Num almoço/debate do International Club of Portugal, em Lisboa, o deputado e ex-ministro da Justiça foi questionado se estaria disponível para assumir o desafio de liderar a bancada do PSD, depois de o presidente eleito Rui Rio ter garantido a continuidade do atual presidente do grupo parlamentar, Hugo Soares, até ao Congresso.
"Deixe-me dividir a reposta em duas partes: sou deputado há nove anos, se eu não estivesse preparado para ser líder parlamentar com nove anos de deputado, tenho a certeza que me passariam um atestado de imbecilidade", afirmou.
Dizendo ter dúvidas que este cenário esteja na ordem do dia, Fernando Negrão acrescentou: "O que está na ordem do dia é que eventualmente será mudada a direção do grupo parlamentar, pode até nem ser mudada, é uma decisão que cabe ao novo presidente do PSD no próximo congresso".
Num almoço que teve por tema 'Convive bem a política com a ética?', na assistência não estavam quaisquer deputados, sendo as figuras políticas mais destacadas a ex-presidente do PS Maria de Belém, o antigo secretário de Estada Cultura Jorge Barreto Xavier e o líder da Juventude Popular, Francisco Rodrigues dos Santos.
Questionado no final da sua intervenção como vê um hipotético caso de pedidos de bilhetes para o futebol por um político - sem nunca referir o nome do ministro das Finanças Mário Centeno -, Fernando Negrão classificou este caso no âmbito dos "jeitinhos", em que alguém "até tem dinheiro para comprar o bilhete", mas se o receber à borla "é porque é um tipo importante".
"Do ponto de vista ético, é perfeitamente condenável andar a pedinchar bilhetes para a bola, do ponto de vista criminal presumo que também seja condenável andar a pedinchar e aceitar os bilhetes para a bola", considerou Negrão, dizendo nunca o ter feito e apenas uma vez ter ido a um jantar oferecido pela direção do Benfica no Estádio da Luz.
"Fui uma vez para ver como era e confesso que não vou a mais nenhum, sobretudo na Assembleia da República acho uma coisa, enfim...", disse, sem concluir a frase.
O deputado, que preside atualmente à Comissão Eventual para o Reforço da Transparência no Exercício de Funções Públicas, lamentou que existam atualmente poucas personalidades de referência no domínio ético, apontando na área política o antigo Presidente da República Ramalho Eanes.
"Sempre houve grandes juízes, hoje temos bons juízes, mas diria que não temos nenhum grande juiz. O que é que aconteceu aos grandes advogados, não querem ser bastonários?", questionou.
A justiça foi uma das áreas mais abordadas na sua intervenção, com Negrão a questionar, em abstrato, a validade ética das constantes fugas de informação.
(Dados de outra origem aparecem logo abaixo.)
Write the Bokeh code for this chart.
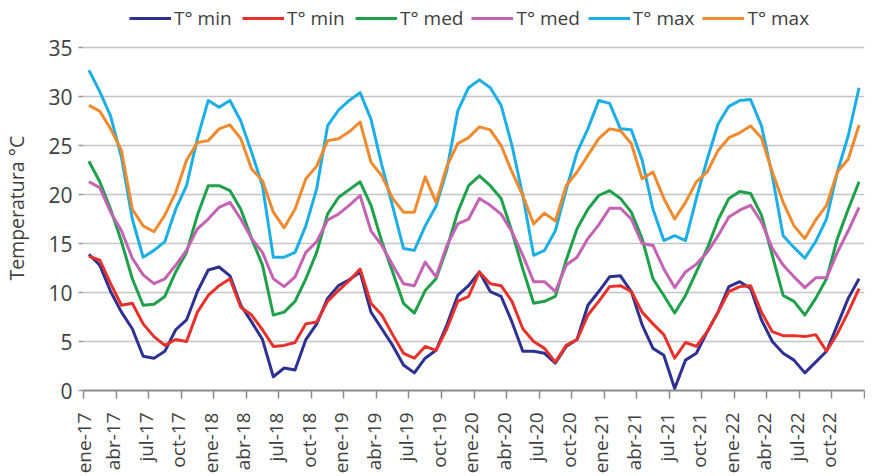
import math
from bokeh.plotting import figure
from bokeh.models import Range1d, FixedTicker, Legend, LegendItem
from bokeh.embed import file_html
from bokeh.resources import INLINE

# ---- data -------------------------------------------------------------
mes = ["ene", "feb", "mar", "abr", "may", "jun", "jul", "ago", "sep", "oct", "nov", "dic"]
years = ["17", "18", "19", "20", "21", "22"]
months = [f"{m}-{y}" for y in years for m in mes]

series_labels = ["T° min", "T° min", "T° med", "T° med", "T° max", "T° max"]
series_colors = ["#2E3192", "#E8312A", "#1FA04B", "#C462B4", "#1DAEE6", "#F08A2E"]

tmin_a = [13.9, 12.8, 10.1, 8.0, 6.3, 3.5, 3.3, 4.0, 6.2, 7.2, 10.1, 12.3,
          12.6, 11.7, 8.7, 7.0, 5.2, 1.4, 2.3, 2.1, 5.2, 6.8, 9.4, 10.7,
          11.3, 12.1, 8.0, 6.3, 4.6, 2.6, 1.8, 3.3, 4.1, 6.7, 9.7, 10.7,
          12.1, 10.1, 9.6, 7.0, 4.0, 4.0, 3.8, 2.8, 4.5, 5.2, 8.7, 10.1,
          11.6, 11.7, 10.1, 6.7, 4.3, 3.6, 0.2, 3.1, 3.8, 6.0, 8.0, 10.6,
          11.1, 10.4, 7.2, 5.0, 3.8, 3.1, 1.8, 2.9, 4.0, 6.7, 9.4, 11.4]
tmin_b = [13.7, 13.3, 10.9, 8.7, 8.9, 6.8, 5.5, 4.6, 5.2, 5.0, 8.0, 9.7,
          10.7, 11.4, 8.5, 7.7, 6.2, 4.5, 4.6, 4.9, 6.8, 7.0, 9.1, 10.2,
          11.2, 12.4, 8.9, 7.7, 5.7, 3.8, 3.3, 4.5, 4.1, 6.3, 9.1, 9.6,
          12.1, 10.9, 10.7, 9.1, 6.3, 5.0, 4.3, 2.9, 4.6, 5.2, 7.7, 9.1,
          10.6, 10.7, 10.1, 8.0, 6.8, 5.7, 3.3, 4.9, 4.5, 6.0, 8.0, 10.1,
          10.6, 10.7, 8.0, 6.0, 5.6, 5.6, 5.5, 5.7, 4.0, 5.8, 8.0, 10.4]
tmed_a = [23.4, 21.3, 18.5, 15.2, 11.4, 8.7, 8.8, 9.6, 12.1, 14.1, 17.9, 20.9,
          20.9, 20.4, 18.5, 15.5, 12.8, 7.7, 8.0, 9.1, 11.4, 14.1, 18.0, 19.7,
          20.5, 21.3, 18.9, 15.2, 12.1, 8.9, 7.9, 10.2, 11.4, 14.5, 18.2, 20.9,
          21.9, 20.9, 19.6, 16.2, 12.4, 8.9, 9.1, 9.6, 13.3, 16.5, 18.5, 19.9,
          20.4, 19.6, 18.2, 15.5, 11.4, 9.7, 7.9, 9.7, 12.1, 14.5, 17.4, 19.6,
          20.3, 20.1, 17.9, 13.8, 9.7, 9.1, 7.7, 9.4, 11.4, 15.5, 18.5, 21.3]
tmed_b = [21.3, 20.7, 18.2, 16.3, 13.5, 11.8, 10.9, 11.4, 12.8, 14.3, 16.5, 17.5,
          18.7, 19.2, 17.5, 15.5, 14.1, 11.4, 10.6, 11.6, 14.1, 15.2, 17.4, 18.0,
          18.9, 19.9, 16.3, 14.8, 12.8, 10.9, 10.7, 13.1, 11.6, 14.8, 17.0, 17.5,
          19.6, 18.9, 18.0, 16.2, 13.8, 11.1, 11.1, 10.1, 12.8, 13.6, 15.5, 16.9,
          18.6, 18.6, 17.5, 15.0, 14.8, 12.4, 10.5, 12.1, 12.9, 14.1, 15.8, 17.7,
          18.4, 18.9, 17.2, 14.5, 12.8, 11.6, 10.5, 11.5, 11.5, 14.1, 16.3, 18.7]
tmax_a = [32.7, 30.5, 28.0, 23.8, 17.5, 13.6, 14.3, 15.2, 18.5, 20.9, 25.7, 29.6,
          28.9, 29.6, 27.5, 24.3, 20.9, 13.6, 13.6, 14.1, 16.8, 20.6, 27.0, 28.6,
          29.6, 30.4, 27.7, 23.0, 18.8, 14.5, 14.3, 16.8, 18.8, 22.5, 28.5, 30.9,
          31.7, 30.9, 29.1, 25.0, 19.9, 13.8, 14.3, 16.3, 20.5, 24.3, 26.7, 29.6,
          29.3, 26.7, 26.6, 23.5, 18.5, 15.3, 15.8, 15.3, 19.6, 23.6, 27.2, 29.0,
          29.6, 29.7, 27.0, 21.9, 15.8, 14.6, 13.5, 15.2, 17.5, 22.3, 26.0, 30.9]
tmax_b = [29.1, 28.5, 26.7, 24.5, 18.5, 16.8, 16.2, 17.9, 20.2, 23.5, 25.3, 25.5,
          26.7, 27.1, 25.7, 22.6, 21.4, 18.2, 16.6, 18.5, 21.6, 22.9, 25.5, 25.7,
          26.4, 27.4, 23.3, 21.9, 19.6, 18.2, 18.2, 21.8, 19.2, 22.9, 25.2, 25.8,
          26.9, 26.6, 25.0, 22.3, 19.9, 17.0, 18.1, 17.3, 20.9, 22.3, 24.0, 25.7,
          26.7, 26.5, 25.2, 21.6, 22.3, 19.6, 17.5, 19.2, 21.3, 22.3, 24.5, 25.8,
          26.3, 27.0, 25.8, 22.3, 19.2, 16.8, 15.5, 17.4, 18.9, 22.3, 23.6, 27.1]

y_ticks = [0, 5, 10, 15, 20, 25, 30, 35]
y_title = "Temperatura °C"

# ---- figure -----------------------------------------------------------
FONT = "Open Sans"
TXT = "#404040"
x = list(range(len(months)))

# the frame reaches the top of the canvas so that the legend sits inside it
p = figure(width=865, height=476, output_backend="svg", toolbar_location=None,
           x_range=Range1d(-0.5, len(months) - 0.5), y_range=Range1d(0, 39.8),
           min_border_left=72, min_border_right=1, min_border_top=0,
           min_border_bottom=84)
p.outline_line_color = None
p.background_fill_color = "white"
p.border_fill_color = "white"

data = [tmin_a, tmin_b, tmed_a, tmed_b, tmax_a, tmax_b]
renderers = []
for vals, col in zip(data, series_colors):
    r = p.line(x, vals, line_color=col, line_width=3, line_join="round")
    renderers.append(r)

# x axis: labels at every 3rd month centre, ticks between categories
label_idx = list(range(0, len(months), 3))
# small offset compensates the anchor of the rotated labels (first one kept in range)
label_pos = [max(i - 0.75, -0.5) for i in label_idx]
xa = p.xaxis[0]
xa.ticker = FixedTicker(ticks=label_pos,
                        minor_ticks=[i - 0.5 for i in range(0, len(months) + 1, 3)])
xa.major_label_overrides = {pos: months[i] for pos, i in zip(label_pos, label_idx)}
xa.major_label_orientation = math.pi / 2
xa.major_tick_out = 0
xa.major_tick_in = 0
xa.minor_tick_out = 8
xa.minor_tick_in = 0
xa.minor_tick_line_color = "#8a8a8a"
xa.minor_tick_line_width = 1.5
xa.axis_line_color = "#8a8a8a"
xa.axis_line_width = 2
xa.major_label_standoff = 14
xa.major_label_text_font = FONT
xa.major_label_text_font_size = "19px"
xa.major_label_text_color = TXT

ya = p.yaxis[0]
ya.ticker = FixedTicker(ticks=y_ticks)
ya.axis_line_color = None
ya.major_tick_out = 5
ya.major_tick_in = 0
ya.major_tick_line_color = "#999999"
ya.major_tick_line_width = 1.5
ya.minor_tick_line_color = None
ya.major_label_standoff = 6
ya.major_label_text_font = FONT
ya.major_label_text_font_size = "21px"
ya.major_label_text_color = TXT
ya.axis_label = y_title + "\u00a0" * 5
ya.axis_label_text_font = FONT
ya.axis_label_text_font_size = "19.5px"
ya.axis_label_text_font_style = "normal"
ya.axis_label_text_color = TXT
ya.axis_label_standoff = 15

p.xgrid.grid_line_color = None
p.ygrid.ticker = FixedTicker(ticks=y_ticks)
p.ygrid.grid_line_color = "#c4c4c4"
p.ygrid.grid_line_width = 1.5

items = [LegendItem(label=lab, renderers=[r]) for lab, r in zip(series_labels, renderers)]
legend = Legend(items=items, orientation="horizontal", location=(46, 359),
                glyph_width=42, glyph_height=20, label_standoff=3, label_width=60,
                spacing=8, padding=0, margin=0, border_line_color=None,
                background_fill_alpha=0,
                label_text_font=FONT, label_text_font_size="19px",
                label_text_color=TXT)
p.add_layout(legend, "center")

open("out.html", "w").write(file_html(p, INLINE))
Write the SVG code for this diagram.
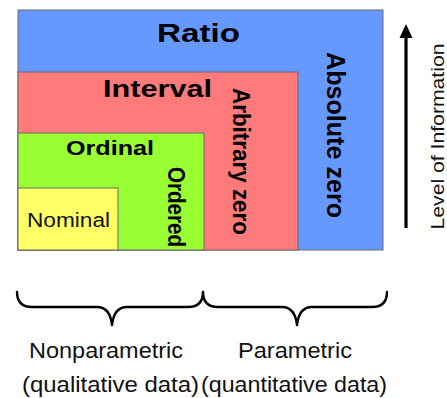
<svg xmlns="http://www.w3.org/2000/svg" width="447" height="398" viewBox="0 0 447 398">
  <defs>
    <style>
      .box { stroke: #6b6b6b; stroke-width: 1; }
      .bold { font-family: "Liberation Sans", Arial, sans-serif; font-weight: bold; fill: #000; }
      .plain { font-family: "Liberation Sans", Arial, sans-serif; fill: #111; }
      .brace { fill: none; stroke: #000; stroke-width: 2.4; stroke-linecap: round; stroke-linejoin: round; }
    </style>
  </defs>
  <rect width="447" height="398" fill="#ffffff"/>

  <!-- Nested measurement scales -->
  <g id="ratio">
    <rect class="box" x="18" y="10" width="365" height="240" fill="#6699ff"/>
    <text class="bold" x="157" y="42" font-size="26.5" textLength="83" lengthAdjust="spacingAndGlyphs">Ratio</text>
    <text class="bold" font-size="25" text-anchor="middle" textLength="166" lengthAdjust="spacingAndGlyphs" transform="translate(327,135) rotate(90)">Absolute zero</text>
  </g>

  <g id="interval">
    <rect class="box" x="18" y="72" width="280" height="178" fill="#ff7a7a"/>
    <text class="bold" x="103" y="97" font-size="24" textLength="109" lengthAdjust="spacingAndGlyphs">Interval</text>
    <text class="bold" font-size="22.4" text-anchor="middle" textLength="147" lengthAdjust="spacingAndGlyphs" transform="translate(233,161.5) scale(1.06,1) rotate(90)">Arbitrary zero</text>
  </g>

  <g id="ordinal">
    <rect class="box" x="18" y="133" width="186" height="117" fill="#99ff33"/>
    <text class="bold" x="66" y="155" font-size="21" textLength="88" lengthAdjust="spacingAndGlyphs">Ordinal</text>
    <text class="bold" font-size="20.5" text-anchor="middle" textLength="80" lengthAdjust="spacingAndGlyphs" transform="translate(168,207) scale(1.15,1) rotate(90)">Ordered</text>
  </g>

  <g id="nominal">
    <rect class="box" x="18" y="188" width="100" height="62" fill="#ffff66"/>
    <text class="plain" x="27" y="227" font-size="20.5" textLength="83" lengthAdjust="spacingAndGlyphs">Nominal</text>
  </g>

  <!-- Axis arrow and grouping braces -->
  <g id="connectors">
    <line x1="406" y1="228" x2="406" y2="36" stroke="#000" stroke-width="3.2"/>
    <polygon points="406,24 399.5,38 412.5,38" fill="#000"/>
    <path class="brace" d="M17,292 Q17,307 32,307 L97,307 Q110,307 112,325 Q114,307 127,307 L188,307 Q203,307 203,292"/>
    <path class="brace" d="M203,292 Q203,307 218,307 L282,307 Q295,307 297,325 Q299,307 312,307 L372,307 Q387,307 387,292"/>
  </g>

  <g id="level-label">
    <text class="plain" font-size="19" text-anchor="middle" textLength="186" lengthAdjust="spacingAndGlyphs" transform="translate(444,136.5) rotate(-90)">Level of Information</text>
  </g>

  <g id="nonparametric">
    <text class="plain" x="29" y="358" font-size="22" textLength="154" lengthAdjust="spacingAndGlyphs">Nonparametric</text>
    <text class="plain" x="22" y="392" font-size="22" textLength="177" lengthAdjust="spacingAndGlyphs">(qualitative data)</text>
  </g>

  <g id="parametric">
    <text class="plain" x="238" y="358" font-size="22" textLength="114" lengthAdjust="spacingAndGlyphs">Parametric</text>
    <text class="plain" x="201" y="392" font-size="22" textLength="186" lengthAdjust="spacingAndGlyphs">(quantitative data)</text>
  </g>
</svg>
"O caso do Ministério Público que tem uma investigação em curso e deixa sair informações para ir gerindo a sua investigação criminal, neste caso temos um problema ético", defendeu Negrão, que chegou a ser suspeito de violação de segredo de justiça quando era diretor nacional da Polícia Judiciária, caso que foi depois arquivado pelo Tribunal da Relação.
Sobre o caso concreto de Portugal, o também juiz deixou um desejo: "Façamos todos votos para que o sucesso que o Ministério Público tem tido, e tem tido muito mercê do profissionalismo dos magistrados e de uma vontade férrea de combater a corrupção em Portugal, esperemos que isso não seja manchado por estes episódios menos bons da atividade judicial em Portugal".
Fernão Negrão deixou ainda um conjunto de propostas que, na sua opinião, ajudariam a introduzir a ética no quotidiano, como a criação de uma disciplina de natureza cívica em todos os graus de ensino ou a captação de jovens para o voluntariado.
"A criação de mecanismos que impeçam o exercício de funções públicas a quem não tinha sido ético, designadamente porque cometeu um crime com trânsito em julgado" foi outra das medidas que defendeu, a par de uma componente ética na avaliação dos funcionários e de uma 'brigada rápida' para atuar prontamente em caso de suspeitas.
A criação do estatuto de confidencialidade para quem quiser denunciar comportamentos criminosos foi outra das sugestões do deputado, que se congratulou por a justiça portuguesa ainda não ter de recorrer à delação premiada.
"Há muita coisa a fazer, mas o principal objetivo é termos uma noção ética da vida, introduzirmos a ética no nosso procedimento de todos os dias", defendeu.